Starting at the line that contains "Give me the Plotly source for this chart." and stopping at the line that contains "return (H - B - p) / ph", copy every line exactly, both ends included, without the pictures.

- [Entries shown]:
● ● ● ● ●
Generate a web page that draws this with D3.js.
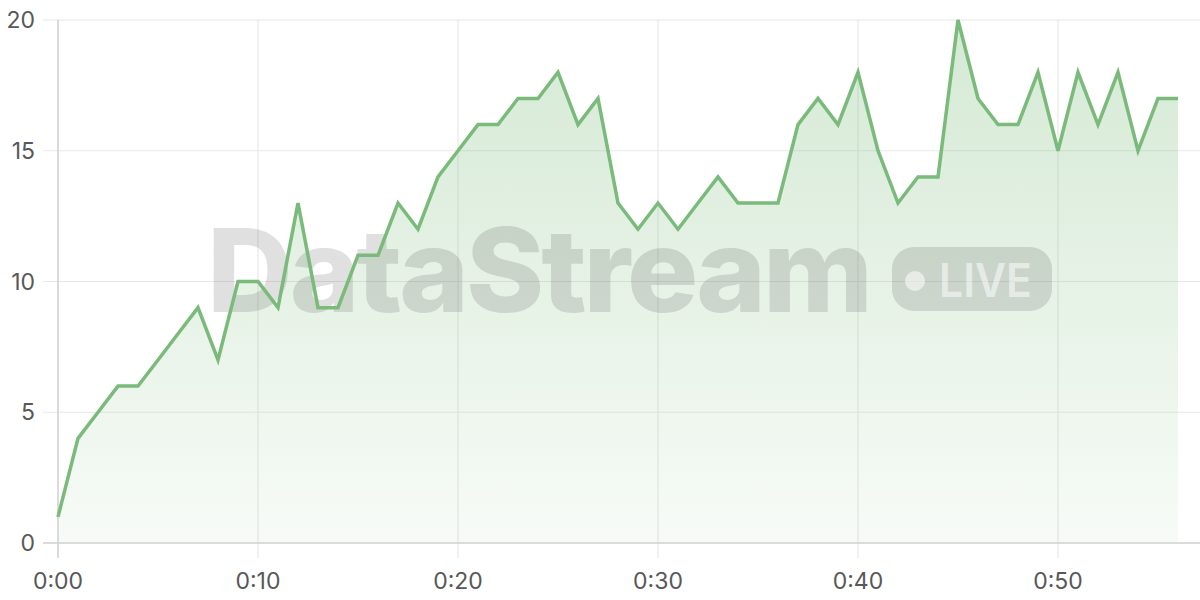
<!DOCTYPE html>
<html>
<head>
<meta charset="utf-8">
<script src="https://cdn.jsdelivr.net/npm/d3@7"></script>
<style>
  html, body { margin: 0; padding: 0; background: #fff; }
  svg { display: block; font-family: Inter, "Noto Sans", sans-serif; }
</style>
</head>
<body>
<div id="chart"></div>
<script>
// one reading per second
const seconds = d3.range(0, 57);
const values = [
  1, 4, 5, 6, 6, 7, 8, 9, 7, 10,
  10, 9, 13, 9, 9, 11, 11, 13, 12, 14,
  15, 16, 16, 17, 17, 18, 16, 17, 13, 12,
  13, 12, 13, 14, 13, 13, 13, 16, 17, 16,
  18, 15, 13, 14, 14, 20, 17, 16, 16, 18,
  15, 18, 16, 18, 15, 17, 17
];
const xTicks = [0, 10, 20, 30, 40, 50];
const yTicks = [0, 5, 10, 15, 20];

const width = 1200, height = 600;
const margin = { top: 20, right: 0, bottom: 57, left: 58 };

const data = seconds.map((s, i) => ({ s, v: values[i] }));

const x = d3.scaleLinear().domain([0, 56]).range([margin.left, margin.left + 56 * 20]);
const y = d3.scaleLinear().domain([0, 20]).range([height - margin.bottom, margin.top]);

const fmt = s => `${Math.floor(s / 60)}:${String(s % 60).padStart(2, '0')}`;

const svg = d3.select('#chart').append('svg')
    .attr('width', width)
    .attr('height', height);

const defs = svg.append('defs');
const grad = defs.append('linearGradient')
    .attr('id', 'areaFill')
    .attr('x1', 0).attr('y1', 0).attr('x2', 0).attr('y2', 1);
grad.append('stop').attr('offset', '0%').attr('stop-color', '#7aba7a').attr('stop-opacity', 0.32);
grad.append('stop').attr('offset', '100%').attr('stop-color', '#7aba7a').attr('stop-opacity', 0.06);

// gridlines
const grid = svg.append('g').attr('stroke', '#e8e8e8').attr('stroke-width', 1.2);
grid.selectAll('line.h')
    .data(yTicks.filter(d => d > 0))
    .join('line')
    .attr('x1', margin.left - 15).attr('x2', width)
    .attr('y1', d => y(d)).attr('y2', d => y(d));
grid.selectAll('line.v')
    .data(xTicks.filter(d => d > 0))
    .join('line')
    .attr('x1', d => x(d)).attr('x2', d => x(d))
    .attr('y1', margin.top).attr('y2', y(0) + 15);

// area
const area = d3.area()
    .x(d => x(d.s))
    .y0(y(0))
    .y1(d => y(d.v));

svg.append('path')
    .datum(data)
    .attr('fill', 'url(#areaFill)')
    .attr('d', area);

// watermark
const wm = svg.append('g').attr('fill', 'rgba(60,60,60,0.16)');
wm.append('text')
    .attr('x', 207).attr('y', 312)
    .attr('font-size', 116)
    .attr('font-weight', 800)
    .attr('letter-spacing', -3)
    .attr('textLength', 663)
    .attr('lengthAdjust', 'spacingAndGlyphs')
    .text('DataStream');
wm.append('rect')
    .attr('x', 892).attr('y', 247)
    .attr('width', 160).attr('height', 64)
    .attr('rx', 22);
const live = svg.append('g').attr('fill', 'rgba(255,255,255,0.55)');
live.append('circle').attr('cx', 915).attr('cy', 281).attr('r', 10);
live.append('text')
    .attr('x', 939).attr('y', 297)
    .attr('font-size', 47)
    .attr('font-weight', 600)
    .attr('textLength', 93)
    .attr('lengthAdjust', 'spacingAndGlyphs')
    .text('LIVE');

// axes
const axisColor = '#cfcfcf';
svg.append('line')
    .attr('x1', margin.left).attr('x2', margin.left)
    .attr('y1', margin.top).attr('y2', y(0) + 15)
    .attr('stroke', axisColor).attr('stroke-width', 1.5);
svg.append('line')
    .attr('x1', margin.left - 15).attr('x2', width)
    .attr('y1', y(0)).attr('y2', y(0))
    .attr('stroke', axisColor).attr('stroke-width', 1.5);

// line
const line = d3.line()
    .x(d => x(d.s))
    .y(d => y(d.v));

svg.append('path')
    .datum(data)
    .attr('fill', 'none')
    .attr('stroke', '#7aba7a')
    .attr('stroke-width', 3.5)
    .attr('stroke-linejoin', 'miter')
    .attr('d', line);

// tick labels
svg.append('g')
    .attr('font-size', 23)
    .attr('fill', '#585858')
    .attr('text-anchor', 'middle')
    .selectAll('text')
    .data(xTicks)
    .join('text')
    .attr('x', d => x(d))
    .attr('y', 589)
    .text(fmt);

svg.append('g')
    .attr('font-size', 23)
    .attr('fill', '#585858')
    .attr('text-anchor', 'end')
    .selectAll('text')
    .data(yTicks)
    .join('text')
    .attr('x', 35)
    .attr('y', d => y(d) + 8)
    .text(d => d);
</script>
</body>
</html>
● ● ● ● ●
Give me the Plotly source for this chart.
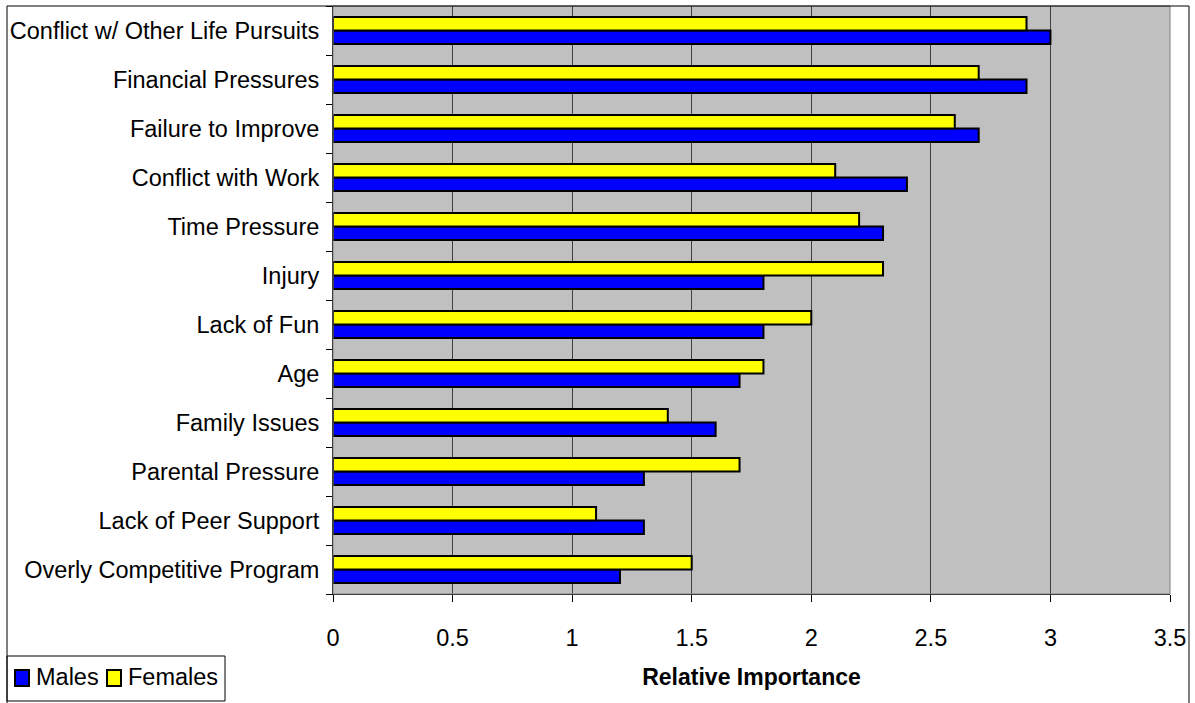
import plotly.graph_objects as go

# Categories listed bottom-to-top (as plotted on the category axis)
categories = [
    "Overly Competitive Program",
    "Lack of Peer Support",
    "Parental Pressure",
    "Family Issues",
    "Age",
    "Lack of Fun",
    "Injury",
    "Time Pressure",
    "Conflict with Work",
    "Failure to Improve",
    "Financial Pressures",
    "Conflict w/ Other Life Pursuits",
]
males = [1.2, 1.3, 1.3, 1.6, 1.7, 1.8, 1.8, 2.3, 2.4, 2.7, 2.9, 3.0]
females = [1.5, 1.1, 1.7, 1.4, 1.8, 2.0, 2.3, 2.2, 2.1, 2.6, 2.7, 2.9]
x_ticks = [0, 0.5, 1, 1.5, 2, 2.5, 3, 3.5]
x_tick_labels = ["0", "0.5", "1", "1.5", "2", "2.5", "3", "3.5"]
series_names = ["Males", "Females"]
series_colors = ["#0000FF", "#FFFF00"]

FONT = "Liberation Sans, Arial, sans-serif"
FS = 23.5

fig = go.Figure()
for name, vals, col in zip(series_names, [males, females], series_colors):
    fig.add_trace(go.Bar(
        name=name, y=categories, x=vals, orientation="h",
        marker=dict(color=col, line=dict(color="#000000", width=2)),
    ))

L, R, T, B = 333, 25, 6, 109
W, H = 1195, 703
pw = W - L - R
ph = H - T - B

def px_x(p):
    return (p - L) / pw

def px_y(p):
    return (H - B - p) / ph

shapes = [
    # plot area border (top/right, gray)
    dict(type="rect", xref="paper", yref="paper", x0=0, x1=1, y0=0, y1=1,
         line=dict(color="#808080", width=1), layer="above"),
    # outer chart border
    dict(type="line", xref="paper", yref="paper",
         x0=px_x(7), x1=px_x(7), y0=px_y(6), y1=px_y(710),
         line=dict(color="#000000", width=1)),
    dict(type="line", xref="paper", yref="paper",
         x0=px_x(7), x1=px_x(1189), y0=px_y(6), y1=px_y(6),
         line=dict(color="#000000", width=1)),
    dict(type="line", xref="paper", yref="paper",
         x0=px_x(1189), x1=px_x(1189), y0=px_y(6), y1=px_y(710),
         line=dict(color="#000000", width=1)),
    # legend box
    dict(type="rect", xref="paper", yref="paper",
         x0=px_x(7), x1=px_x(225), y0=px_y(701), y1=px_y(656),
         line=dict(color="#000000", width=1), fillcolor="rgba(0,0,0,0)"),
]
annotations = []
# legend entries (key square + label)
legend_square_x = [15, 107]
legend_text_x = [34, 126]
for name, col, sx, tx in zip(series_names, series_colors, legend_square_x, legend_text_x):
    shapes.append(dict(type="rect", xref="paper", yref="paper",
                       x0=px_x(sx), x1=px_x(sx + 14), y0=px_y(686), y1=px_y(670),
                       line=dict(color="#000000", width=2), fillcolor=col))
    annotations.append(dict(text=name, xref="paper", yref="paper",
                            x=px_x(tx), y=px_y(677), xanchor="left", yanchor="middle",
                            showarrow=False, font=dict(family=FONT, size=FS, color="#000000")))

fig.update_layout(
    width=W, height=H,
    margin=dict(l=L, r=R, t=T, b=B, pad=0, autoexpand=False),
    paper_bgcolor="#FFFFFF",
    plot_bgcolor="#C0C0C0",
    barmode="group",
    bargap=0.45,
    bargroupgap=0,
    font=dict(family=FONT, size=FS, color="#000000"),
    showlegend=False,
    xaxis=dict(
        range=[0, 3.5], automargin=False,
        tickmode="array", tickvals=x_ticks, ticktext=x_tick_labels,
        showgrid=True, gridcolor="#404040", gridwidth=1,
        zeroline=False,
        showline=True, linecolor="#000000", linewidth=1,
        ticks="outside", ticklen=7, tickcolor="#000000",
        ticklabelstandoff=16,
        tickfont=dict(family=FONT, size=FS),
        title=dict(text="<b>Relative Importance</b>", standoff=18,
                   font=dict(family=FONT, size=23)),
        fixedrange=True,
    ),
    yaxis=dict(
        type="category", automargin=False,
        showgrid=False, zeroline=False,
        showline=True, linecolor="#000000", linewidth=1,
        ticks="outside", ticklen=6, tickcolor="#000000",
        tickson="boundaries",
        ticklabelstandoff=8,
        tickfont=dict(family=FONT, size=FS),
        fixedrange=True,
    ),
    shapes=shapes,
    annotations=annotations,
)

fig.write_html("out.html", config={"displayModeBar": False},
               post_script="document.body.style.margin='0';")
● ● ● ● ●
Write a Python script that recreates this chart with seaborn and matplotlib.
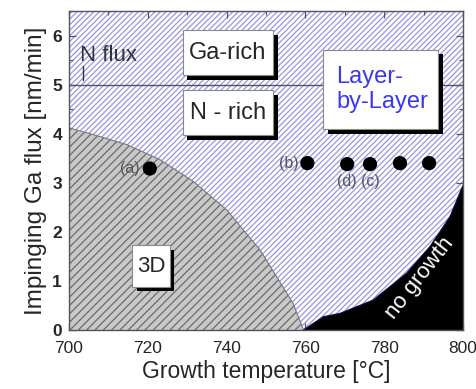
● ● ● ● ●
- [Written solution]:
Give me the Plotly source for this chart.
import plotly.graph_objects as go

# Categories listed bottom-to-top (as plotted on the category axis)
categories = [
    "Overly Competitive Program",
    "Lack of Peer Support",
    "Parental Pressure",
    "Family Issues",
    "Age",
    "Lack of Fun",
    "Injury",
    "Time Pressure",
    "Conflict with Work",
    "Failure to Improve",
    "Financial Pressures",
    "Conflict w/ Other Life Pursuits",
]
males = [1.2, 1.3, 1.3, 1.6, 1.7, 1.8, 1.8, 2.3, 2.4, 2.7, 2.9, 3.0]
females = [1.5, 1.1, 1.7, 1.4, 1.8, 2.0, 2.3, 2.2, 2.1, 2.6, 2.7, 2.9]
x_ticks = [0, 0.5, 1, 1.5, 2, 2.5, 3, 3.5]
x_tick_labels = ["0", "0.5", "1", "1.5", "2", "2.5", "3", "3.5"]
series_names = ["Males", "Females"]
series_colors = ["#0000FF", "#FFFF00"]

FONT = "Liberation Sans, Arial, sans-serif"
FS = 23.5

fig = go.Figure()
for name, vals, col in zip(series_names, [males, females], series_colors):
    fig.add_trace(go.Bar(
        name=name, y=categories, x=vals, orientation="h",
        marker=dict(color=col, line=dict(color="#000000", width=2)),
    ))

L, R, T, B = 333, 25, 6, 109
W, H = 1195, 703
pw = W - L - R
ph = H - T - B

def px_x(p):
    return (p - L) / pw

def px_y(p):
    return (H - B - p) / ph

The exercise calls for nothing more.